Ainsi, selon l’auteur, si les magasins de soba (nouilles fines de sarrasin) étaient présents à Edo (l’ancien nom de Tokyo) dès le milieu du XVIIe siècle, ce sont les udon (nouilles épaisses de froment) qui avaient la cote dans les villes de Kyoto et Osaka. Et cette différence demeure encore aujourd’hui. Les différences de goûts aux quatre coins de l’Archipel ne datent donc pas d’hier.

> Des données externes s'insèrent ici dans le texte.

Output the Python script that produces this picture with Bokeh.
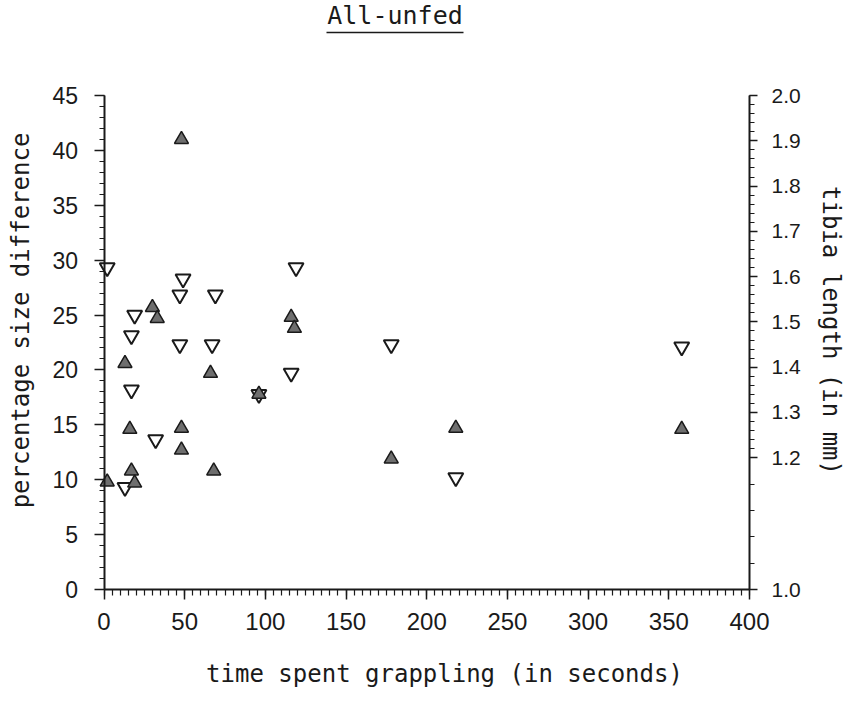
import numpy as np
from bokeh.plotting import figure
from bokeh.models import (Range1d, LinearAxis, FixedTicker, SingleIntervalTicker,
                          CustomJSTickFormatter)
from bokeh.core.properties import value
from bokeh.embed import file_html
from bokeh.resources import INLINE

# ---------------- data ----------------
title_text = "All-unfed"
x_label = "time spent grappling (in seconds)"
y_label = "percentage size difference"
y2_label = "tibia length (in mm)"

x_ticks = [0, 50, 100, 150, 200, 250, 300, 350, 400]
y_ticks = [0, 5, 10, 15, 20, 25, 30, 35, 40, 45]
tibia_ticks = [1.0, 1.2, 1.3, 1.4, 1.5, 1.6, 1.7, 1.8, 1.9, 2.0]

# right (tibia) axis is broken: 1.0-1.2 and 1.2-2.0 are drawn at different scales
tibia_axis_mm = [1.0, 1.2, 2.0]
tibia_axis_pct = [0.0, 12.0, 45.0]

# filled triangles: percentage size difference (left axis)
pct_time = [2, 13, 16, 17, 19, 30, 33, 48, 48, 48, 66, 68, 96, 116, 118, 178, 218, 358]
pct_value = [9.8, 20.6, 14.6, 10.8, 9.7, 25.7, 24.7, 41.0, 14.7, 12.7, 19.7, 10.8,
             17.8, 24.8, 23.8, 11.9, 14.7, 14.6]

# open triangles: tibia length in mm (right axis)
tibia_time = [2, 13, 17, 17, 19, 32, 47, 47, 49, 67, 69, 96, 116, 119, 178, 218, 358]
tibia_value = [1.62, 1.155, 1.35, 1.47, 1.515, 1.24, 1.45, 1.56, 1.595, 1.45, 1.56,
               1.34, 1.387, 1.62, 1.45, 1.17, 1.445]

# ---------------- layout (pixels on the page) ----------------
W, H = 848, 690
MARGIN = 8
AX_LEFT, AX_RIGHT = 111.5, 757.0     # page x of time 0 and 400
AX_BOTTOM, AX_TOP = 597.0, 103.0     # page y of 0 % and 45 %


def page_x(px):
    return x_ticks[0] + (px - AX_LEFT) / (AX_RIGHT - AX_LEFT) * (x_ticks[-1] - x_ticks[0])


def page_y(py):
    return y_ticks[0] + (AX_BOTTOM - py) / (AX_BOTTOM - AX_TOP) * (y_ticks[-1] - y_ticks[0])


FONT = "Liberation Sans"
TFONT = "DejaVu Sans Mono"
INK = "#1a1a1a"

p = figure(width=W, height=H, output_backend="svg", toolbar_location=None,
           x_range=Range1d(page_x(MARGIN), page_x(MARGIN + W)),
           y_range=Range1d(page_y(MARGIN + H), page_y(MARGIN)),
           min_border=0)
p.outline_line_color = None
p.xgrid.visible = False
p.ygrid.visible = False
p.background_fill_color = "white"
p.border_fill_color = "white"

# x axis
xa = p.xaxis[0]
xa.ticker = SingleIntervalTicker(interval=50, num_minor_ticks=10)
xa.bounds = (x_ticks[0], x_ticks[-1])
xa.fixed_location = y_ticks[0]
# left axis
ya = p.yaxis[0]
ya.ticker = SingleIntervalTicker(interval=5, num_minor_ticks=5)
ya.bounds = (y_ticks[0], y_ticks[-1])
ya.fixed_location = x_ticks[0]

# right axis
tick_pos = list(np.interp(tibia_ticks, tibia_axis_mm, tibia_axis_pct))
minor_mm = list(np.round(np.arange(1.0, 1.2, 0.04), 3)) + list(np.round(np.arange(1.2, 2.0001, 0.02), 3))
minor_pos = list(np.interp(minor_mm, tibia_axis_mm, tibia_axis_pct))
fmt = CustomJSTickFormatter(args=dict(mm=tibia_axis_mm, pc=tibia_axis_pct), code="""
    let t;
    if (tick <= pc[1]) t = mm[0] + (tick - pc[0]) * (mm[1] - mm[0]) / (pc[1] - pc[0]);
    else t = mm[1] + (tick - pc[1]) * (mm[2] - mm[1]) / (pc[2] - pc[1]);
    return t.toFixed(1);
""")
ra = LinearAxis(ticker=FixedTicker(ticks=tick_pos, minor_ticks=minor_pos), formatter=fmt,
                bounds=(y_ticks[0], y_ticks[-1]), fixed_location=x_ticks[-1])
p.add_layout(ra, "right")

for ax in (xa, ya, ra):
    ax.axis_line_color = INK
    ax.axis_line_width = 2
    ax.major_tick_line_color = INK
    ax.minor_tick_line_color = INK
    ax.major_tick_line_width = 1.5
    ax.minor_tick_line_width = 1.2
    ax.major_tick_in = 0
    ax.minor_tick_in = 0
    ax.major_label_text_font = FONT
    ax.major_label_text_color = INK

xa.major_tick_out = 10
xa.minor_tick_out = 6
xa.major_label_text_font_size = "24px"
xa.major_label_standoff = 13

ya.major_tick_out = 10
ya.minor_tick_out = 5
ya.major_label_text_font_size = "23px"
ya.major_label_standoff = 16

ra.major_tick_out = 8
ra.minor_tick_out = 5
ra.major_label_text_font_size = "21px"
ra.major_label_standoff = 14

# ---------------- axis titles ----------------
tstyle = dict(text_font=value(TFONT), text_font_size="24px", text_color=INK,
              text_align="center", text_baseline="middle")
p.text(x=[page_x(452)], y=[page_y(681)], text=[x_label], **tstyle)
p.text(x=[page_x(28)], y=[page_y(328)], text=[y_label], angle=np.pi / 2, **tstyle)
p.text(x=[page_x(838)], y=[page_y(338)], text=[y2_label], angle=-np.pi / 2, **tstyle)

# ---------------- marks ----------------
tibia_pos = np.interp(tibia_value, tibia_axis_mm, tibia_axis_pct)
p.scatter(x=tibia_time, y=tibia_pos, marker="inverted_triangle", size=15,
          fill_alpha=0, line_color=INK, line_width=2)
p.scatter(x=pct_time, y=pct_value, marker="triangle", size=14,
          fill_color="#6e6e6e", line_color=INK, line_width=1.5)

# ---------------- title (underlined) ----------------
p.text(x=[page_x(402.5)], y=[page_y(23)], text=[title_text], text_font=value(TFONT),
       text_font_size="25px", text_align="center", text_baseline="middle",
       text_color=INK)
p.segment(x0=[page_x(334)], x1=[page_x(471)], y0=[page_y(40)], y1=[page_y(40)],
          line_color=INK, line_width=1.5)

open("out.html", "w").write(file_html(p, INLINE))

À Edo, les soba étaient disposées dans un panier à vapeur appelé seiro et servies avec une sauce tsuyu pour y tremper chaque bouchée. Cette façon de consommer le soba portait le nom de mori, un terme qu’on trouve encore aujourd’hui dans « mori soba ». Il était également coutume de servir les soba dans un bol, et d’y verser du bouillon chaud. Cette façon de consommer les soba s’appelait kake, car en japonais le verbe kakeru signifie « verser ».
Jadis, udon à Kyoto et Osaka comme soba à Edo étaient connus sous le nom de nihachi (littéralement « deux-huit »). Aujourd’hui encore, le terme subsiste mais ne qualifie plus que les soba, composées de deux parts de blé pour huit parts de sarrasin. Les udon, eux, qui ne contiennent que du blé, ne portent plus ce nom.
Cependant, selon une autre théorie, la signification du mot nihachi ne concernerait nullement les ingrédients utilisés mais le prix pratiqué : 16 mon (520 yens). Udon comme soba coûtaient le même prix, soit 16 mon ou deux fois huit (en japonais nihachi). Plutôt qu’une explication qui tiendrait aux ingrédients utilisés et surtout à leur quantité, une justification liée au prix pratiqué semble plus probable. C’est celle qui est donnée par l’ouvrage de Morisada.
Par ailleurs, dans le livre d’arithmétique Jinkôki (« Traité des petits et grands nombres »), best-seller à l’époque d’Edo, on trouvait des tables de multiplication, très utiles aux commerçants. Toutefois, on ignore encore maintenant comment les citoyens ordinaires, eux, ont pu les apprendre.
Cependant, le terme nihachi a même résisté à l’inflation. Si au milieu du XIXe siècle, le prix des udon et soba a été multiplié par 1,5 pour atteindre 24 mon, le terme nihachi est tout de même resté, beaucoup plus répandu que sanpachi (trois-huit).
Le bouillon était différent à l’est et à l’ouest du pays. Comme aujourd’hui, celui du Kansai (région d’Osaka et alentours) avait généralement une saveur plus légère, tandis que celui du Kantô (Tokyo et alentours) un goût plus prononcé. Dans son ouvrage, Kitagawa Morisada ne fit aucun jugement de valeur, se gardant bien de dire lequel était supérieur. Il conclut simplement, dans sa présentation détaillée, que le bouillon du Kansai était fait pour être bu, tandis que celui du Kantô servait à tremper les soba avant de les déguster.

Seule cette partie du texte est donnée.